Monday, June 11, 2012

Calendulas


 







Day 141
The Daily DuBrule


What a miracle. I haven't really planted calendulas in my garden in a few years yet they continue to self sow. I LOVE plants that do that! I am getting pretty good at recognizing them as tiny seedlings and moving them around as needed. Right now, most of my raised beds have calendulas in them somewhere. I just love this common annual. It's actually a really useful herb. I recently developed a heat rash on a crazy hot day in the attic office of Natureworks. When I got home I grabbed my calendula cream and it solved the problem in a few days. It is good for any skin irritations. It is also a culinary herb, often called "pot marigold" as it can be used as a saffron substitute in rice and stews to color to dish orange. 

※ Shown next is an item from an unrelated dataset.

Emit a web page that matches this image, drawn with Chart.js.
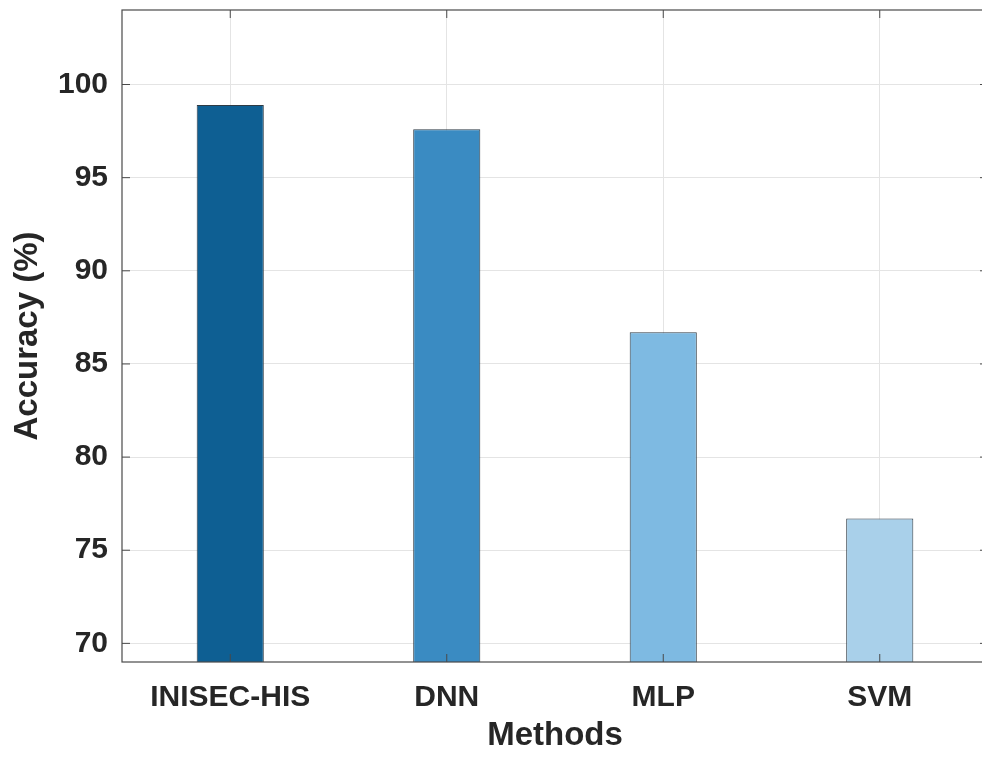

Just look at the variety of flower forms that I photographed this morning in my garden. There are orange ones, yellow ones, singles and doubles. Some have deep red centers, some have bright yellow centers.The petals of the flowers are edible and delicious sprinkled in salads. The flower petals are also a source of yellow dye. They bloom all summer and continue into the fall. Grown in Europe since ancient times, it is one of the most valuable herbs you can incorporate into your gardens. Just pick up a packet of seeds or a couple of small plants and off you go!